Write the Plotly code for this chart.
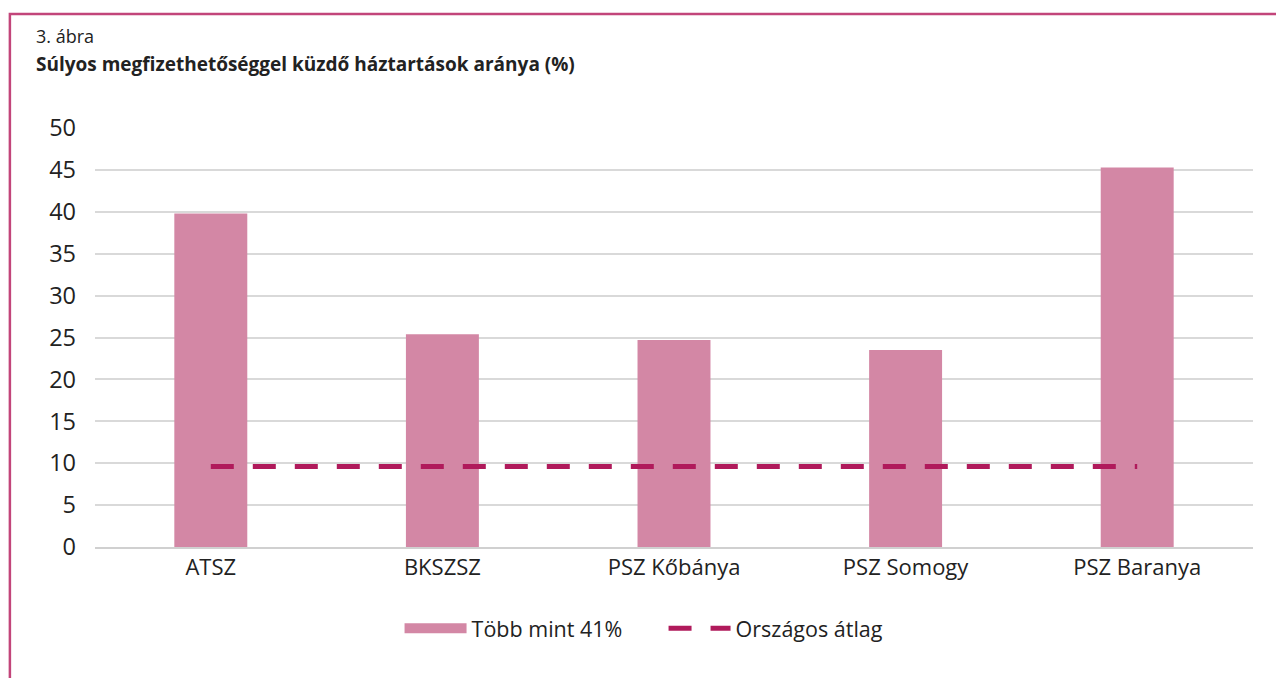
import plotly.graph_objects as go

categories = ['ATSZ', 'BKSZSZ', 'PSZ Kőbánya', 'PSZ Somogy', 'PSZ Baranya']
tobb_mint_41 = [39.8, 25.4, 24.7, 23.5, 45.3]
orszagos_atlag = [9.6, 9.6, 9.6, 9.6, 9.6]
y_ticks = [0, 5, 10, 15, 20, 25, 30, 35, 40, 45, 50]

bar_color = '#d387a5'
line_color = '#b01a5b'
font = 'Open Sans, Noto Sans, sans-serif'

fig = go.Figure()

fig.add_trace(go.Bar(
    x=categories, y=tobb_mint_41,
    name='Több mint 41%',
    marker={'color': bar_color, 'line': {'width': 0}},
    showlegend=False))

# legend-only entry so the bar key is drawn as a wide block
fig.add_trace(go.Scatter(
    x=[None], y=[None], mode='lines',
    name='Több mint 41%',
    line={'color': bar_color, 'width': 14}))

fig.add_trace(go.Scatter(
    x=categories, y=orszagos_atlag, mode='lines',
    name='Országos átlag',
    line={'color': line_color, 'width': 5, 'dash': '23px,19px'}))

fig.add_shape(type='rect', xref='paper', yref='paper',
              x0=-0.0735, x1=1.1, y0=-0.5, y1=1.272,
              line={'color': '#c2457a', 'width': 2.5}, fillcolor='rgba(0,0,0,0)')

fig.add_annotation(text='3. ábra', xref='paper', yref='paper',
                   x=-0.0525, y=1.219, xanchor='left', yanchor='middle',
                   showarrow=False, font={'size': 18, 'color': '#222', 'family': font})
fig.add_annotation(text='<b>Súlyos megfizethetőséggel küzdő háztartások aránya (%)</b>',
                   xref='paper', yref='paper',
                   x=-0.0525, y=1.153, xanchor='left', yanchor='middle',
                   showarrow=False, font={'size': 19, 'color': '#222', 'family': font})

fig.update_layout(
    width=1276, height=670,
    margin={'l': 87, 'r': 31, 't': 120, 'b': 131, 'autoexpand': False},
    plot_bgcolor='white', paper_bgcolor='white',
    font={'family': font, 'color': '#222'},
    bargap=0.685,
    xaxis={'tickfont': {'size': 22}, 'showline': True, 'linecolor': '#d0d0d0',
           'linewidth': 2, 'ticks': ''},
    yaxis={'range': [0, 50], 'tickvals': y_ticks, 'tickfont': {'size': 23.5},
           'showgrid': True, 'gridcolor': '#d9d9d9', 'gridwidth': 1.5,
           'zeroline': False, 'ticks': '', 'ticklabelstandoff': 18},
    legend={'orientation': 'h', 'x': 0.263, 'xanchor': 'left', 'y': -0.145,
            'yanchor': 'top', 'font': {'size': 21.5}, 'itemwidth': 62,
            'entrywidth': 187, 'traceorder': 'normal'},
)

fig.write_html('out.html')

▬▬▬▬▬▬

Aim of the task |
Restate the whole of the material word for word without the pictures.

The response |
Write the Plotly code for this chart.
import plotly.graph_objects as go

categories = ['ATSZ', 'BKSZSZ', 'PSZ Kőbánya', 'PSZ Somogy', 'PSZ Baranya']
tobb_mint_41 = [39.8, 25.4, 24.7, 23.5, 45.3]
orszagos_atlag = [9.6, 9.6, 9.6, 9.6, 9.6]
y_ticks = [0, 5, 10, 15, 20, 25, 30, 35, 40, 45, 50]

bar_color = '#d387a5'
line_color = '#b01a5b'
font = 'Open Sans, Noto Sans, sans-serif'

fig = go.Figure()

fig.add_trace(go.Bar(
    x=categories, y=tobb_mint_41,
    name='Több mint 41%',
    marker={'color': bar_color, 'line': {'width': 0}},
    showlegend=False))

# legend-only entry so the bar key is drawn as a wide block
fig.add_trace(go.Scatter(
    x=[None], y=[None], mode='lines',
    name='Több mint 41%',
    line={'color': bar_color, 'width': 14}))

fig.add_trace(go.Scatter(
    x=categories, y=orszagos_atlag, mode='lines',
    name='Országos átlag',
    line={'color': line_color, 'width': 5, 'dash': '23px,19px'}))

fig.add_shape(type='rect', xref='paper', yref='paper',
              x0=-0.0735, x1=1.1, y0=-0.5, y1=1.272,
              line={'color': '#c2457a', 'width': 2.5}, fillcolor='rgba(0,0,0,0)')

fig.add_annotation(text='3. ábra', xref='paper', yref='paper',
                   x=-0.0525, y=1.219, xanchor='left', yanchor='middle',
                   showarrow=False, font={'size': 18, 'color': '#222', 'family': font})
fig.add_annotation(text='<b>Súlyos megfizethetőséggel küzdő háztartások aránya (%)</b>',
                   xref='paper', yref='paper',
                   x=-0.0525, y=1.153, xanchor='left', yanchor='middle',
                   showarrow=False, font={'size': 19, 'color': '#222', 'family': font})

fig.update_layout(
    width=1276, height=670,
    margin={'l': 87, 'r': 31, 't': 120, 'b': 131, 'autoexpand': False},
    plot_bgcolor='white', paper_bgcolor='white',
    font={'family': font, 'color': '#222'},
    bargap=0.685,
    xaxis={'tickfont': {'size': 22}, 'showline': True, 'linecolor': '#d0d0d0',
           'linewidth': 2, 'ticks': ''},
    yaxis={'range': [0, 50], 'tickvals': y_ticks, 'tickfont': {'size': 23.5},
           'showgrid': True, 'gridcolor': '#d9d9d9', 'gridwidth': 1.5,
           'zeroline': False, 'ticks': '', 'ticklabelstandoff': 18},
    legend={'orientation': 'h', 'x': 0.263, 'xanchor': 'left', 'y': -0.145,
            'yanchor': 'top', 'font': {'size': 21.5}, 'itemwidth': 62,
            'entrywidth': 187, 'traceorder': 'normal'},
)

fig.write_html('out.html')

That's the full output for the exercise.